(MATERIAL PROVIDED):
────────

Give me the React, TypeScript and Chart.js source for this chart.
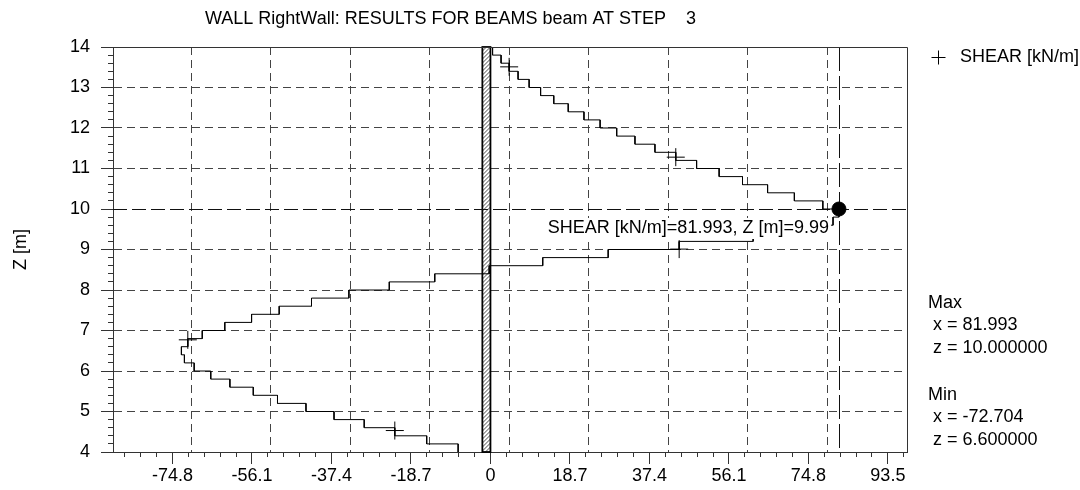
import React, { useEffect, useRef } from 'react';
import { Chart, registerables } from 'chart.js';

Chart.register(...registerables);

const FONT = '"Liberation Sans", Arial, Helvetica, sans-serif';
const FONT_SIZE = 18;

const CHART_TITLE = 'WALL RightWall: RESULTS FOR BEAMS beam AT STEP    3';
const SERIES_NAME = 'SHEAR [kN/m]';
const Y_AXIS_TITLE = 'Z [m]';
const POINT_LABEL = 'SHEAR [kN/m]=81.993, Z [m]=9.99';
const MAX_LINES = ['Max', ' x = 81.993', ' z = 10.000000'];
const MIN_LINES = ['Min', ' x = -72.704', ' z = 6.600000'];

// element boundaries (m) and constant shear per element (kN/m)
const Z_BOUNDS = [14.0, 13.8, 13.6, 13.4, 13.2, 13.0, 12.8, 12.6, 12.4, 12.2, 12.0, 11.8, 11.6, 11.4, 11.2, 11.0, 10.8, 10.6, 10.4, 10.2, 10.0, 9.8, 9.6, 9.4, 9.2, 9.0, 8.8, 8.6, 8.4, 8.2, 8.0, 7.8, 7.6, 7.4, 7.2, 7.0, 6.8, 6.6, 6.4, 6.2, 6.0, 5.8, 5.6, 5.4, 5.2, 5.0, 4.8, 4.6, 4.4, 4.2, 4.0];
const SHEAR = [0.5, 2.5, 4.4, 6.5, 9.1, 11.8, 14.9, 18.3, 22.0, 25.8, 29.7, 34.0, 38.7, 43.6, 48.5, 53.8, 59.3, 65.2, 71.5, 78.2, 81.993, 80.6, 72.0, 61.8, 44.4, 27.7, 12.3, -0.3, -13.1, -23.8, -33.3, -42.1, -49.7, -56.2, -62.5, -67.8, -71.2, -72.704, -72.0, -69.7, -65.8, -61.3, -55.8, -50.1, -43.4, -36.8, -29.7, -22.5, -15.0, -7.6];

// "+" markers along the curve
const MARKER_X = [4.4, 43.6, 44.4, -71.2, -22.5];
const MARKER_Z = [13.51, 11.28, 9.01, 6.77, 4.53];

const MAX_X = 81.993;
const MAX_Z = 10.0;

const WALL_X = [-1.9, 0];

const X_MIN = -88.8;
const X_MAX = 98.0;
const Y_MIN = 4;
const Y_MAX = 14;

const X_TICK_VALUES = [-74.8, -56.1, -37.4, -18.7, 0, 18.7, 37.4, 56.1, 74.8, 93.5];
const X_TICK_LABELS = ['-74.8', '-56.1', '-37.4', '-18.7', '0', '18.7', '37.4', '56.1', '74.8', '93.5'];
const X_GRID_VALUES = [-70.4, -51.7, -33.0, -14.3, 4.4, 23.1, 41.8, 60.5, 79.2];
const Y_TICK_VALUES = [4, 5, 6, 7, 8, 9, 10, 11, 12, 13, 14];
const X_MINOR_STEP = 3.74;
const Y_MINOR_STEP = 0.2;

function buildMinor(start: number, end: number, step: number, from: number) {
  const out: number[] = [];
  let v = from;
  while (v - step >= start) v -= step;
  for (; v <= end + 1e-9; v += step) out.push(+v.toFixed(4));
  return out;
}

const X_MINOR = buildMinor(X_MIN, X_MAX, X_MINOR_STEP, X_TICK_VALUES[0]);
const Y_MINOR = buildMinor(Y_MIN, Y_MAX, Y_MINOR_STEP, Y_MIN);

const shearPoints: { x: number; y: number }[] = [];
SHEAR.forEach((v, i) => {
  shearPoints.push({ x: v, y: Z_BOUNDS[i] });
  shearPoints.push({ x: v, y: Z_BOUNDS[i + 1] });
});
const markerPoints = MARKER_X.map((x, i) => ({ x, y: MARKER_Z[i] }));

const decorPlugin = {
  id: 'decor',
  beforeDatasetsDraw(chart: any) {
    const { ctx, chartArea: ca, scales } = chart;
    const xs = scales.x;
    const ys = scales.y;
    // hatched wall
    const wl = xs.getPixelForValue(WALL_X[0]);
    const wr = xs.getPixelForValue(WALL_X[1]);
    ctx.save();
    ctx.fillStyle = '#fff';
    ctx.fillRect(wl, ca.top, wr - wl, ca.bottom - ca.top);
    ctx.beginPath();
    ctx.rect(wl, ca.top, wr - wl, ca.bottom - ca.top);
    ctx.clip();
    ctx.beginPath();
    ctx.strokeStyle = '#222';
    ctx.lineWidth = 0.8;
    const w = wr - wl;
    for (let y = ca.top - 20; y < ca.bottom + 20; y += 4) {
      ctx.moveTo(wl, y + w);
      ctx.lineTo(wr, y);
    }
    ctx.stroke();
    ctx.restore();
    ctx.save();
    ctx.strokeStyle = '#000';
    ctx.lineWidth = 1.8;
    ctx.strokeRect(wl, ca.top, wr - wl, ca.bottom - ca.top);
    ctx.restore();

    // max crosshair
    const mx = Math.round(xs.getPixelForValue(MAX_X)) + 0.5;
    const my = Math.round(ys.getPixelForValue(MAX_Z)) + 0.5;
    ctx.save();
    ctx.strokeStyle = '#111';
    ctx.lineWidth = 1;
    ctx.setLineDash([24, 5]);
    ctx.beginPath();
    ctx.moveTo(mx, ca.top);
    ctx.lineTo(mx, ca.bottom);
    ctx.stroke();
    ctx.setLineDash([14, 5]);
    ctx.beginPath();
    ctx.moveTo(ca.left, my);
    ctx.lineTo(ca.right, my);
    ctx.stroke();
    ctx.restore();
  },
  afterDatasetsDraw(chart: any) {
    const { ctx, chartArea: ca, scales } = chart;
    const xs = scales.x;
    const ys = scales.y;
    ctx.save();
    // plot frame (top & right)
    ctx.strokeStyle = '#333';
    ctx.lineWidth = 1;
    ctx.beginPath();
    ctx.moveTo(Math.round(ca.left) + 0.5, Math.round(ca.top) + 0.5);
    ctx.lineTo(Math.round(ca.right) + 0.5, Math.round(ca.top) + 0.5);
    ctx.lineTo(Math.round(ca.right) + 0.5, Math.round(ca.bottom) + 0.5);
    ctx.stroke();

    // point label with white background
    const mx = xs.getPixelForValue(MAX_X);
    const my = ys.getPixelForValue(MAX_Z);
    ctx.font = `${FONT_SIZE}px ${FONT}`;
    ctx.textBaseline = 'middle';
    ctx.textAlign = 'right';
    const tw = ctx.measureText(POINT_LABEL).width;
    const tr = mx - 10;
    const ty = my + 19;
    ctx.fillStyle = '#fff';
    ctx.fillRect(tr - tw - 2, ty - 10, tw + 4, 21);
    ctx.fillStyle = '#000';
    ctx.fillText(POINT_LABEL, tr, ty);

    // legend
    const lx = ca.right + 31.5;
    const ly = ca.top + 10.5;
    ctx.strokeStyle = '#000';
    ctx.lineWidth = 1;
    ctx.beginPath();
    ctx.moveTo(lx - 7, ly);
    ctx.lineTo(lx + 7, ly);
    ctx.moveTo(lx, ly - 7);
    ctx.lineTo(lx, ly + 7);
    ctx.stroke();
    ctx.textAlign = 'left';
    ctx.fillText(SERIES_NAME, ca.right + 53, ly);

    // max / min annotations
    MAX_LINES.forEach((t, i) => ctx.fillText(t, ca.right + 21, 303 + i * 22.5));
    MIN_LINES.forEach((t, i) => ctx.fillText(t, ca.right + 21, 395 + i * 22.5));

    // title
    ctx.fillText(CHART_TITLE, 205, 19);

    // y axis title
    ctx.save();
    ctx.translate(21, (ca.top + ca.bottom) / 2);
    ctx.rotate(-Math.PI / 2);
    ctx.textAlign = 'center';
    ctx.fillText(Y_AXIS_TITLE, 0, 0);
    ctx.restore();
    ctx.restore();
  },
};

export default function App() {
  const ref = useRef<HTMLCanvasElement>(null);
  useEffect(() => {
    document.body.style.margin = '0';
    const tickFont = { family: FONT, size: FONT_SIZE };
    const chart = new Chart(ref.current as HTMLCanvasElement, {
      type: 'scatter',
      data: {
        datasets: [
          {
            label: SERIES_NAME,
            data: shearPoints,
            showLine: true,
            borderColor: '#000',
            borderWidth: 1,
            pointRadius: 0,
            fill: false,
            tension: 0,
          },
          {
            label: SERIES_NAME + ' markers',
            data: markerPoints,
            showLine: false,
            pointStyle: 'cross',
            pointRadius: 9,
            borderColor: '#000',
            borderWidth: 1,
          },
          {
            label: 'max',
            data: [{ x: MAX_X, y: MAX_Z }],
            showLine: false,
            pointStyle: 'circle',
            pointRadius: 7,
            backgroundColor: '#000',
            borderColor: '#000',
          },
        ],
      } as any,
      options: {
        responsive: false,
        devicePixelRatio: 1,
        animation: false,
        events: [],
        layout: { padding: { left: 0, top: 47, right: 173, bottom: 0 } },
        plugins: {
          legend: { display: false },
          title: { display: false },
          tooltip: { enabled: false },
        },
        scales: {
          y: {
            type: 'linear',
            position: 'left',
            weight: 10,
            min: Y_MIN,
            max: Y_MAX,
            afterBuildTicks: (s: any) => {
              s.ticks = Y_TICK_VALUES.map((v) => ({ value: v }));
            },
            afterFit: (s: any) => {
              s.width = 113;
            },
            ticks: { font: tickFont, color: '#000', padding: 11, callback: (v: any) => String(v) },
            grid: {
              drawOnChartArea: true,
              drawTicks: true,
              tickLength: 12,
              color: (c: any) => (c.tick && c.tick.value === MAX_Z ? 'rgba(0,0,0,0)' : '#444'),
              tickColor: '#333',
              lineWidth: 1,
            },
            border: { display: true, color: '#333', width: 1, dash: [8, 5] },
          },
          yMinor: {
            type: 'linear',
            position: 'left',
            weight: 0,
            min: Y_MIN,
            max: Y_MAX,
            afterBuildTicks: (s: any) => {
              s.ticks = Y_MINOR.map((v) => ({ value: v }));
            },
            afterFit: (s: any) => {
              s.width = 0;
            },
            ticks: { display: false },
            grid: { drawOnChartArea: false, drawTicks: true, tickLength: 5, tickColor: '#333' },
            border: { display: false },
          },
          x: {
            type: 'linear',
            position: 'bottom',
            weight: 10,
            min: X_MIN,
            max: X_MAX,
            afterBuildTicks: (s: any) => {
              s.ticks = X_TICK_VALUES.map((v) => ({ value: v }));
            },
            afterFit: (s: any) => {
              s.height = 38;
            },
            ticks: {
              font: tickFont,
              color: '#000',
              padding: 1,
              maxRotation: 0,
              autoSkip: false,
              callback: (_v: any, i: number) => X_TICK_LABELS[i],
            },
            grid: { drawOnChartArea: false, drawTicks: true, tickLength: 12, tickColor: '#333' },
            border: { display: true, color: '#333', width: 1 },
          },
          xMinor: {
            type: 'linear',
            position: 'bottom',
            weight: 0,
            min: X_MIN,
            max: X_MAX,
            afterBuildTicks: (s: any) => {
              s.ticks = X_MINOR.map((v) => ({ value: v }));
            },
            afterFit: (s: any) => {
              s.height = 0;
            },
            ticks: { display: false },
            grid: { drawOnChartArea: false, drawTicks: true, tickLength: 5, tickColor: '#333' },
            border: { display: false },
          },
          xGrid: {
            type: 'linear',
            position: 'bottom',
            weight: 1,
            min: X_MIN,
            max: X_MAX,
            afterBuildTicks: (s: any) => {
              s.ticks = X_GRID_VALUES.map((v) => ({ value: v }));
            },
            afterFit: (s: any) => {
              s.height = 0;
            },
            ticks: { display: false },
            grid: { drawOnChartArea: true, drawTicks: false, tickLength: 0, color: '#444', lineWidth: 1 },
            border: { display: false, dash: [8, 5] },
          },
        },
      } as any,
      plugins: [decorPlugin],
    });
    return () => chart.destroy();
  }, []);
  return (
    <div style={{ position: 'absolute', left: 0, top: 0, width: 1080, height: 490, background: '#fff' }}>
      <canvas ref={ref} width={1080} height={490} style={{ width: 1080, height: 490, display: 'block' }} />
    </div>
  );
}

────────

(THE PROBLEM): Leave the pictures out and reproduce exactly the lines from the top of the listing above through the line with "const Y_MINOR_STEP = 0.2;".

(TASK RESPONSE):
Give me the React, TypeScript and Chart.js source for this chart.
import React, { useEffect, useRef } from 'react';
import { Chart, registerables } from 'chart.js';

Chart.register(...registerables);

const FONT = '"Liberation Sans", Arial, Helvetica, sans-serif';
const FONT_SIZE = 18;

const CHART_TITLE = 'WALL RightWall: RESULTS FOR BEAMS beam AT STEP    3';
const SERIES_NAME = 'SHEAR [kN/m]';
const Y_AXIS_TITLE = 'Z [m]';
const POINT_LABEL = 'SHEAR [kN/m]=81.993, Z [m]=9.99';
const MAX_LINES = ['Max', ' x = 81.993', ' z = 10.000000'];
const MIN_LINES = ['Min', ' x = -72.704', ' z = 6.600000'];

// element boundaries (m) and constant shear per element (kN/m)
const Z_BOUNDS = [14.0, 13.8, 13.6, 13.4, 13.2, 13.0, 12.8, 12.6, 12.4, 12.2, 12.0, 11.8, 11.6, 11.4, 11.2, 11.0, 10.8, 10.6, 10.4, 10.2, 10.0, 9.8, 9.6, 9.4, 9.2, 9.0, 8.8, 8.6, 8.4, 8.2, 8.0, 7.8, 7.6, 7.4, 7.2, 7.0, 6.8, 6.6, 6.4, 6.2, 6.0, 5.8, 5.6, 5.4, 5.2, 5.0, 4.8, 4.6, 4.4, 4.2, 4.0];
const SHEAR = [0.5, 2.5, 4.4, 6.5, 9.1, 11.8, 14.9, 18.3, 22.0, 25.8, 29.7, 34.0, 38.7, 43.6, 48.5, 53.8, 59.3, 65.2, 71.5, 78.2, 81.993, 80.6, 72.0, 61.8, 44.4, 27.7, 12.3, -0.3, -13.1, -23.8, -33.3, -42.1, -49.7, -56.2, -62.5, -67.8, -71.2, -72.704, -72.0, -69.7, -65.8, -61.3, -55.8, -50.1, -43.4, -36.8, -29.7, -22.5, -15.0, -7.6];

// "+" markers along the curve
const MARKER_X = [4.4, 43.6, 44.4, -71.2, -22.5];
const MARKER_Z = [13.51, 11.28, 9.01, 6.77, 4.53];

const MAX_X = 81.993;
const MAX_Z = 10.0;

const WALL_X = [-1.9, 0];

const X_MIN = -88.8;
const X_MAX = 98.0;
const Y_MIN = 4;
const Y_MAX = 14;

const X_TICK_VALUES = [-74.8, -56.1, -37.4, -18.7, 0, 18.7, 37.4, 56.1, 74.8, 93.5];
const X_TICK_LABELS = ['-74.8', '-56.1', '-37.4', '-18.7', '0', '18.7', '37.4', '56.1', '74.8', '93.5'];
const X_GRID_VALUES = [-70.4, -51.7, -33.0, -14.3, 4.4, 23.1, 41.8, 60.5, 79.2];
const Y_TICK_VALUES = [4, 5, 6, 7, 8, 9, 10, 11, 12, 13, 14];
const X_MINOR_STEP = 3.74;
const Y_MINOR_STEP = 0.2;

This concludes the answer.